Brief: Only a number is required: how many lines of the material contain the word "this"?
□ □ □ □
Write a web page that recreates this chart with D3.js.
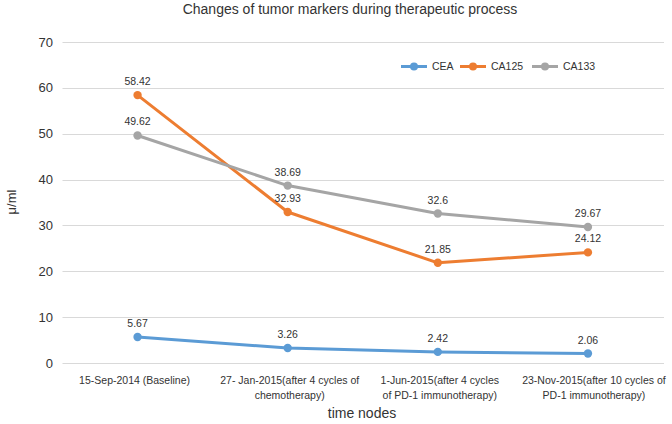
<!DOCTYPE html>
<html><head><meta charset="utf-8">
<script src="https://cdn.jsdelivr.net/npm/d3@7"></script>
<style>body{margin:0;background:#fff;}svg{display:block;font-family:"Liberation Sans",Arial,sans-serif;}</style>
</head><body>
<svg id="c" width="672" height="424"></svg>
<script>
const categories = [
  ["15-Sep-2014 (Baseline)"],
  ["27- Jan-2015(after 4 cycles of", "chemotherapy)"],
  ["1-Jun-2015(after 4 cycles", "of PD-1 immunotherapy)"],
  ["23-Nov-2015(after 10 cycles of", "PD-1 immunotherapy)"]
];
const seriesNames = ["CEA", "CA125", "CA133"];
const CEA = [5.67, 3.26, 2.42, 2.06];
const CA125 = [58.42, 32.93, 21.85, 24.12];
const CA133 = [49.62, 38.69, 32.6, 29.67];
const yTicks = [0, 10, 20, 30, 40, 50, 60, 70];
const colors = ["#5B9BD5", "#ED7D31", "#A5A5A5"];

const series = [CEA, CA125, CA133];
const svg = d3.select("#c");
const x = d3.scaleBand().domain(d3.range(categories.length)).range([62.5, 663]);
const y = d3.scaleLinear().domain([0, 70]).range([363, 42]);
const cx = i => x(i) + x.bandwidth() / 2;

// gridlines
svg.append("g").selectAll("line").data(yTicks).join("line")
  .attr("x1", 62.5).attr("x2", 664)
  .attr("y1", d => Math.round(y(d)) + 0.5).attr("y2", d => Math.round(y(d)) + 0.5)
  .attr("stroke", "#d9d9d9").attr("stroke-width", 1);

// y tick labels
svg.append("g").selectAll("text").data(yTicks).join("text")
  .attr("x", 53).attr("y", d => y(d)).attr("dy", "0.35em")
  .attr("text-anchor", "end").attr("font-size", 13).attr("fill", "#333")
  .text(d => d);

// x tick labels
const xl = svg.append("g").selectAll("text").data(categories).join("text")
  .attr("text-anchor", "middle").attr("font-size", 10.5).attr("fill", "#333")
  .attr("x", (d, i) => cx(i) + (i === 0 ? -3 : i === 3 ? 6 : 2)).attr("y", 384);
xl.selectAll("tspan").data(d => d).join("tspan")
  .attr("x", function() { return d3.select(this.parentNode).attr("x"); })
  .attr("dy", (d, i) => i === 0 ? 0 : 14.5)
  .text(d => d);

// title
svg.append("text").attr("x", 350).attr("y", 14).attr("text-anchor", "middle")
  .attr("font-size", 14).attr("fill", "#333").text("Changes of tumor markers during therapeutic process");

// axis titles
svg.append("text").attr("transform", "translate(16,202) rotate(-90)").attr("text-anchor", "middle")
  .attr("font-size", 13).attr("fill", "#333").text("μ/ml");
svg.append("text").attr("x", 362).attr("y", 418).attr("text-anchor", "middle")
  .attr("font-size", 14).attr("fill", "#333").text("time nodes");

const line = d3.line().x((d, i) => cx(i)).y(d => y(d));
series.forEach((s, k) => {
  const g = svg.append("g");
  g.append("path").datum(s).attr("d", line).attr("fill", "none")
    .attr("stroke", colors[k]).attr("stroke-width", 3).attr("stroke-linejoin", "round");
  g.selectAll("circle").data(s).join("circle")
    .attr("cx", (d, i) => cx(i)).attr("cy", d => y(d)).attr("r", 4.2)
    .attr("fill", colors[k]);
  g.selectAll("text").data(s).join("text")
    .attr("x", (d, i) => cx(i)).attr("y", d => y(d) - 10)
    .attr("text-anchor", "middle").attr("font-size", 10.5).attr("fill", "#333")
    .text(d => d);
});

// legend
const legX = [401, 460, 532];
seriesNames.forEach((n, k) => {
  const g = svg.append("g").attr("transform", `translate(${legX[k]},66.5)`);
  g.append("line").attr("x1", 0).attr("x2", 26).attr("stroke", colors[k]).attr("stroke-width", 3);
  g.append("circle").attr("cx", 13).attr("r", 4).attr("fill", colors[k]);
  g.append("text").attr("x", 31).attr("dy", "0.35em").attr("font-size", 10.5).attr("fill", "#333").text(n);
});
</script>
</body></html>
□ □ □ □
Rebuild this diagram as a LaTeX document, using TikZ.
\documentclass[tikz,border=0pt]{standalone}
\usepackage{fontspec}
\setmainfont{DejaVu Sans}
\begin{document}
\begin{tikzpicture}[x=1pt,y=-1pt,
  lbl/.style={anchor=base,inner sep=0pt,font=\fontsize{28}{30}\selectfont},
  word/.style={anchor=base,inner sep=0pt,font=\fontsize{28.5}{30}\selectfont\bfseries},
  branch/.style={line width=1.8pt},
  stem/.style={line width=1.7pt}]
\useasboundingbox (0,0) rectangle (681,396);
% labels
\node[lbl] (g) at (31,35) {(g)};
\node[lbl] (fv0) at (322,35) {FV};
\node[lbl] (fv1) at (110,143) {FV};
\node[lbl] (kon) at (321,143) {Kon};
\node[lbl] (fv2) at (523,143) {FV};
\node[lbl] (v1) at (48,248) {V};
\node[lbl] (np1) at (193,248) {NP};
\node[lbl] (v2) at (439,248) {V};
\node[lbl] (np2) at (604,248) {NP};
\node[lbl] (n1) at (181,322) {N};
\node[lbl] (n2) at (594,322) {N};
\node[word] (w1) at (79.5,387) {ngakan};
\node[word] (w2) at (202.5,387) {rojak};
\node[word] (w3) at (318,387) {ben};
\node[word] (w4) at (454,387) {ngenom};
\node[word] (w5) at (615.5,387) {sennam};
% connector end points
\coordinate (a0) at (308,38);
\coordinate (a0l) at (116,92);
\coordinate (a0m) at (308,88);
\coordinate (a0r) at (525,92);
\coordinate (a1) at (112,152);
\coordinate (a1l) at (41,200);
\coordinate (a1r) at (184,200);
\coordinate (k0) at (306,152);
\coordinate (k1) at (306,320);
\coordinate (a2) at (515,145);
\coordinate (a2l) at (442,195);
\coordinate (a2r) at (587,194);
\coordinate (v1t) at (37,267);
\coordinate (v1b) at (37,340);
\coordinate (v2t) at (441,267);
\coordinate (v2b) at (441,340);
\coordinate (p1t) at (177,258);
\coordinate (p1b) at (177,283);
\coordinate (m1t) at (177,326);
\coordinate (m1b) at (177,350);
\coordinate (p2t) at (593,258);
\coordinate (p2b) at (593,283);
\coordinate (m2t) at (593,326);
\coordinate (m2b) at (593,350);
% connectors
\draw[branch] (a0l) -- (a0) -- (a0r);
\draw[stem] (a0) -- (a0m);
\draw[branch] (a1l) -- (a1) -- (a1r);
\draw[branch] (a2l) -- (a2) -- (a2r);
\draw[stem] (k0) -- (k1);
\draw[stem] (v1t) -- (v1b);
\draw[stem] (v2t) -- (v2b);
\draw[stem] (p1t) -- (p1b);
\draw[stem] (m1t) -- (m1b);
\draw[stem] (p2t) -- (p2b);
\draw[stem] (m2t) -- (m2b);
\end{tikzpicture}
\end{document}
□ □ □ □
Solution below: 3